§ RECORDED DATA:
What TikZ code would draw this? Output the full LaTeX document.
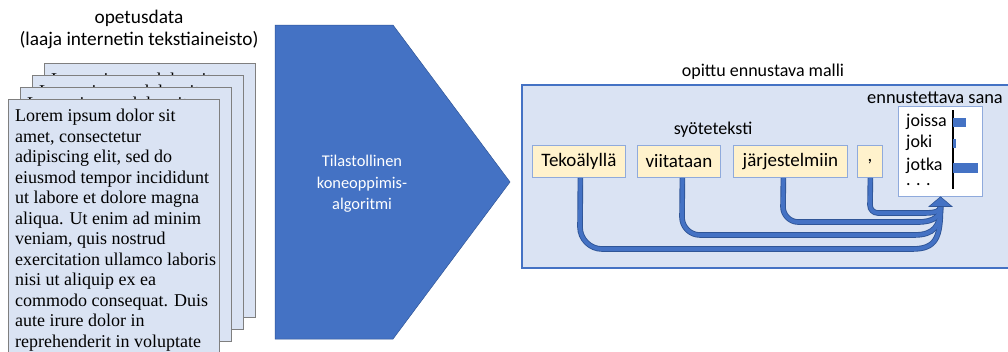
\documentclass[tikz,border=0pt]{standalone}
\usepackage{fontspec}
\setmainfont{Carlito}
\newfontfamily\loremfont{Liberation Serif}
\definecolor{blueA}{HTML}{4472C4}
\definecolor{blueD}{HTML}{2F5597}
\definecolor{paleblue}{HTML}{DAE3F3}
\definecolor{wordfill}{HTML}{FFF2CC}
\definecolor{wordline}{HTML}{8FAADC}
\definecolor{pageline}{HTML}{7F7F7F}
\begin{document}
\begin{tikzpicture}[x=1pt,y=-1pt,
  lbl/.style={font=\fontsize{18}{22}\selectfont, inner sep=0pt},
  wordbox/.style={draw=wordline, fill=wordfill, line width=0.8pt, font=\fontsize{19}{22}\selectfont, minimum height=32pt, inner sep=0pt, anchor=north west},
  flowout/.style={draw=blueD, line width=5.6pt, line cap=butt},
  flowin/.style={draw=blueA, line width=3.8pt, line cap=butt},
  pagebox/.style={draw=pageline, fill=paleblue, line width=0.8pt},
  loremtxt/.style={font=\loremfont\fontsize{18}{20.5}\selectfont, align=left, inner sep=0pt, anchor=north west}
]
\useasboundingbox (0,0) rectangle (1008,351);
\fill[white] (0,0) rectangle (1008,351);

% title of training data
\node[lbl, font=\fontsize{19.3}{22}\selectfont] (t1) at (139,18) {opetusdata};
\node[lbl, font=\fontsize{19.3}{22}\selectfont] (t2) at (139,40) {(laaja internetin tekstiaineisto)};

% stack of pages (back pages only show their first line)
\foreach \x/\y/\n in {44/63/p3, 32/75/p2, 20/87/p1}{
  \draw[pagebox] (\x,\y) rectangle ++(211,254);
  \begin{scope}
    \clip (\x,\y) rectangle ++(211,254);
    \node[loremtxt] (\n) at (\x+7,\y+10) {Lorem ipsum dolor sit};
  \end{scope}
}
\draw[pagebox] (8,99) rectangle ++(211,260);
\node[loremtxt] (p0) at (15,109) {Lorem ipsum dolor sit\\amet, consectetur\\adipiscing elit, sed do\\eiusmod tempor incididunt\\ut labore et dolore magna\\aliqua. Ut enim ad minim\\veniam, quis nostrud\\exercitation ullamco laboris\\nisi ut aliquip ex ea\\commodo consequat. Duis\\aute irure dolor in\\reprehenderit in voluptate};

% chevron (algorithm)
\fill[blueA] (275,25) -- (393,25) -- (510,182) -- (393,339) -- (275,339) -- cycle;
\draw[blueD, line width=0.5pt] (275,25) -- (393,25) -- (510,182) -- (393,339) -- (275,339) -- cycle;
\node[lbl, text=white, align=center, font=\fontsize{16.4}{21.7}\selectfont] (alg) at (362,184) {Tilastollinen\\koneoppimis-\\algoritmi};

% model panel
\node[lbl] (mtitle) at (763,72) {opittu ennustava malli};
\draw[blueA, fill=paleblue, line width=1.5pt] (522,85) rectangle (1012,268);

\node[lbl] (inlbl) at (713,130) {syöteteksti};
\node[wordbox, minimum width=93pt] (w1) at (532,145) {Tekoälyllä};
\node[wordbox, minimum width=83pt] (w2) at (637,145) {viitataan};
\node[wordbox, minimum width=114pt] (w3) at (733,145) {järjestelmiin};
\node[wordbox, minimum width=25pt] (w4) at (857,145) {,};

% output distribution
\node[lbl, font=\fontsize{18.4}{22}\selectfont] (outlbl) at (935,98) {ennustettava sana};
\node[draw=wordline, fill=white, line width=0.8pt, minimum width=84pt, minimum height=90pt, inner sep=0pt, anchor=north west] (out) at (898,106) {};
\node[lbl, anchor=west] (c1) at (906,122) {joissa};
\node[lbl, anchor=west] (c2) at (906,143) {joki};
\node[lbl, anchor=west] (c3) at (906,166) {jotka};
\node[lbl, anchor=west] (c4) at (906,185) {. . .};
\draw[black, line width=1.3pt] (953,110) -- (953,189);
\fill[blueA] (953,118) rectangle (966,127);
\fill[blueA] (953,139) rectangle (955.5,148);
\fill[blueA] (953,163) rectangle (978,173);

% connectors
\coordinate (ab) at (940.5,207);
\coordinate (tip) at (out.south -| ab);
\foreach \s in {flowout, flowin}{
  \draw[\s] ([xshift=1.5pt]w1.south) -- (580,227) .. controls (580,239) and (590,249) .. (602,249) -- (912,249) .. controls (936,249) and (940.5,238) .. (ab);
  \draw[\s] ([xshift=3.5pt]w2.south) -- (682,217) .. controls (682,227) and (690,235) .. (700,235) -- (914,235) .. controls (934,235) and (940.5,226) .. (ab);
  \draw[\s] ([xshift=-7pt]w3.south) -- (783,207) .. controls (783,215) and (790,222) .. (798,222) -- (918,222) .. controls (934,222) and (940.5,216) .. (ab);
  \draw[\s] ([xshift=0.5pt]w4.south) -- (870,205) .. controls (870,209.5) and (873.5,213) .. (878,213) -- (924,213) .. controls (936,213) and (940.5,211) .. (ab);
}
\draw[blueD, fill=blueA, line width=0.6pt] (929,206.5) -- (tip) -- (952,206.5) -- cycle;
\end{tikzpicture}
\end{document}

§ TO DO: Reproduce the whole listing exactly, but not the images in it.

§ EXERCISE RESPONSE:
What TikZ code would draw this? Output the full LaTeX document.
\documentclass[tikz,border=0pt]{standalone}
\usepackage{fontspec}
\setmainfont{Carlito}
\newfontfamily\loremfont{Liberation Serif}
\definecolor{blueA}{HTML}{4472C4}
\definecolor{blueD}{HTML}{2F5597}
\definecolor{paleblue}{HTML}{DAE3F3}
\definecolor{wordfill}{HTML}{FFF2CC}
\definecolor{wordline}{HTML}{8FAADC}
\definecolor{pageline}{HTML}{7F7F7F}
\begin{document}
\begin{tikzpicture}[x=1pt,y=-1pt,
  lbl/.style={font=\fontsize{18}{22}\selectfont, inner sep=0pt},
  wordbox/.style={draw=wordline, fill=wordfill, line width=0.8pt, font=\fontsize{19}{22}\selectfont, minimum height=32pt, inner sep=0pt, anchor=north west},
  flowout/.style={draw=blueD, line width=5.6pt, line cap=butt},
  flowin/.style={draw=blueA, line width=3.8pt, line cap=butt},
  pagebox/.style={draw=pageline, fill=paleblue, line width=0.8pt},
  loremtxt/.style={font=\loremfont\fontsize{18}{20.5}\selectfont, align=left, inner sep=0pt, anchor=north west}
]
\useasboundingbox (0,0) rectangle (1008,351);
\fill[white] (0,0) rectangle (1008,351);

% title of training data
\node[lbl, font=\fontsize{19.3}{22}\selectfont] (t1) at (139,18) {opetusdata};
\node[lbl, font=\fontsize{19.3}{22}\selectfont] (t2) at (139,40) {(laaja internetin tekstiaineisto)};

% stack of pages (back pages only show their first line)
\foreach \x/\y/\n in {44/63/p3, 32/75/p2, 20/87/p1}{
  \draw[pagebox] (\x,\y) rectangle ++(211,254);
  \begin{scope}
    \clip (\x,\y) rectangle ++(211,254);
    \node[loremtxt] (\n) at (\x+7,\y+10) {Lorem ipsum dolor sit};
  \end{scope}
}
\draw[pagebox] (8,99) rectangle ++(211,260);
\node[loremtxt] (p0) at (15,109) {Lorem ipsum dolor sit\\amet, consectetur\\adipiscing elit, sed do\\eiusmod tempor incididunt\\ut labore et dolore magna\\aliqua. Ut enim ad minim\\veniam, quis nostrud\\exercitation ullamco laboris\\nisi ut aliquip ex ea\\commodo consequat. Duis\\aute irure dolor in\\reprehenderit in voluptate};

% chevron (algorithm)
\fill[blueA] (275,25) -- (393,25) -- (510,182) -- (393,339) -- (275,339) -- cycle;
\draw[blueD, line width=0.5pt] (275,25) -- (393,25) -- (510,182) -- (393,339) -- (275,339) -- cycle;
\node[lbl, text=white, align=center, font=\fontsize{16.4}{21.7}\selectfont] (alg) at (362,184) {Tilastollinen\\koneoppimis-\\algoritmi};

% model panel
\node[lbl] (mtitle) at (763,72) {opittu ennustava malli};
\draw[blueA, fill=paleblue, line width=1.5pt] (522,85) rectangle (1012,268);

\node[lbl] (inlbl) at (713,130) {syöteteksti};
\node[wordbox, minimum width=93pt] (w1) at (532,145) {Tekoälyllä};
\node[wordbox, minimum width=83pt] (w2) at (637,145) {viitataan};
\node[wordbox, minimum width=114pt] (w3) at (733,145) {järjestelmiin};
\node[wordbox, minimum width=25pt] (w4) at (857,145) {,};

% output distribution
\node[lbl, font=\fontsize{18.4}{22}\selectfont] (outlbl) at (935,98) {ennustettava sana};
\node[draw=wordline, fill=white, line width=0.8pt, minimum width=84pt, minimum height=90pt, inner sep=0pt, anchor=north west] (out) at (898,106) {};
\node[lbl, anchor=west] (c1) at (906,122) {joissa};
\node[lbl, anchor=west] (c2) at (906,143) {joki};
\node[lbl, anchor=west] (c3) at (906,166) {jotka};
\node[lbl, anchor=west] (c4) at (906,185) {. . .};
\draw[black, line width=1.3pt] (953,110) -- (953,189);
\fill[blueA] (953,118) rectangle (966,127);
\fill[blueA] (953,139) rectangle (955.5,148);
\fill[blueA] (953,163) rectangle (978,173);

% connectors
\coordinate (ab) at (940.5,207);
\coordinate (tip) at (out.south -| ab);
\foreach \s in {flowout, flowin}{
  \draw[\s] ([xshift=1.5pt]w1.south) -- (580,227) .. controls (580,239) and (590,249) .. (602,249) -- (912,249) .. controls (936,249) and (940.5,238) .. (ab);
  \draw[\s] ([xshift=3.5pt]w2.south) -- (682,217) .. controls (682,227) and (690,235) .. (700,235) -- (914,235) .. controls (934,235) and (940.5,226) .. (ab);
  \draw[\s] ([xshift=-7pt]w3.south) -- (783,207) .. controls (783,215) and (790,222) .. (798,222) -- (918,222) .. controls (934,222) and (940.5,216) .. (ab);
  \draw[\s] ([xshift=0.5pt]w4.south) -- (870,205) .. controls (870,209.5) and (873.5,213) .. (878,213) -- (924,213) .. controls (936,213) and (940.5,211) .. (ab);
}
\draw[blueD, fill=blueA, line width=0.6pt] (929,206.5) -- (tip) -- (952,206.5) -- cycle;
\end{tikzpicture}
\end{document}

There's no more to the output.